Most new S3's have about 256whp & 268wtq from the factory, as most know.

If it's measured @ the crank, then any tune will push the tranny well past it's limit! Most downloaded tunes easily make about 340 lb-ft...AT THE WHEELS!

Even with DSG tuning, the clutch seems to be vastly overpowered.

This can lead to quick overheating, fast worn out clutches, slippage, to even component breakage.


It seems like the S3 should have the RS3 tranny....or a 3 grand upgraded multi disk system, like APR sells.


----------



## Kretrop (Aug 6, 2014)

S3driver27 said:


> Who knows the truth?
> 
> The 2018 - 2019 US Spec S3 Sedans, all come with the new DQ381 seven Speed S-Tronic DSG.
> 
> ...


 Exactly zero manufacturers publish wheel ratings. Too many variables. Also, exactly zero manufacturers will publish rated thresholds significantly higher than advertised power levels, even though the parts can take it. 

Put yourself in their position and think for a moment why saying that a part can handle way more power than what they delivered to you would be a terrible idea for them. Hints: commonly green, paper, dead president's picture. Figure it out? If not, here's a little secret to help you: amazingly enough, manufacturers don't actually want you to do anything to exceed those levels... Crazy, right?


----------



## S3driver27 (Sep 17, 2019)

Yeah, I blame Audi, for the "Bulletproof" closed 
deck, cast iron block...LOL.


----------



## john.cn (Apr 28, 2020)

S3driver27 said:


> Who knows the truth?
> 
> The 2018 - 2019 US Spec S3 Sedans, all come with the new DQ381 seven Speed S-Tronic DSG.
> 
> ...



yes,mate. 
I also have a 2019 Audi S3, with the new DQ381 seven Speed S-Tronic DSG. 
I just wrote the Stage 1 ECU program.
Every time I eject, my gearbox will remind me of overheating protection, and my clutch is slipping wildly.
ps：I came form China,there have a lot of audi s3 car owner.

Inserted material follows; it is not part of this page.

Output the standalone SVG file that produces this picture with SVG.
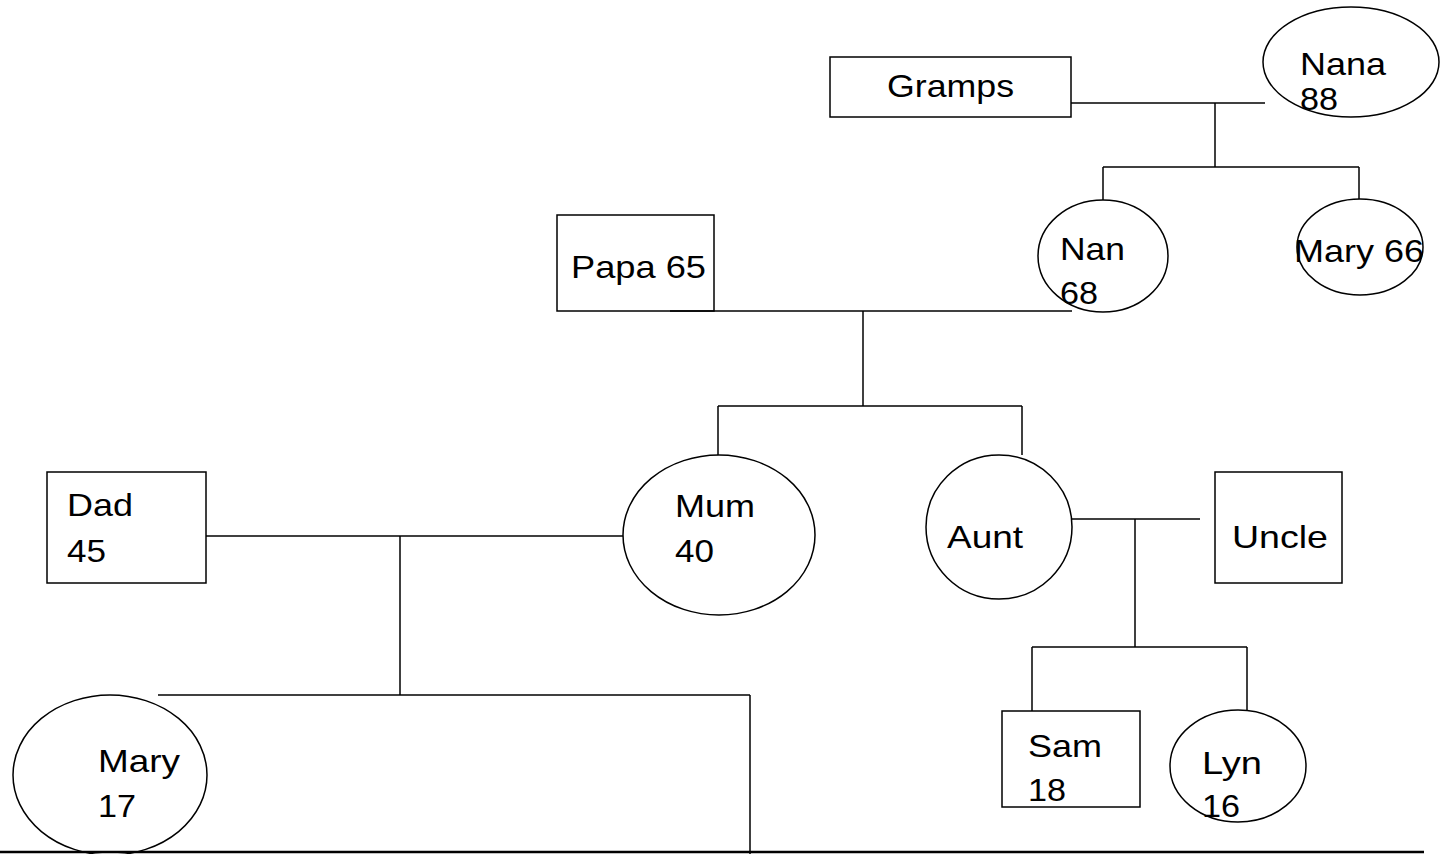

Some of them took the clutch apart and found that the clutch plate was one less than S3 sedan 2017-2018. So I think the key to solve the problem is to replace the OEM clutch. and also someone did that，Then we solved the problem of slipping, overheating, etc
just like me, i wrote Stage 1 revo program, 0-100km 4.2-4.4s . And then I changed the racing clutch , now 0-100km 3.8s 。Without any other hardware changes。


----------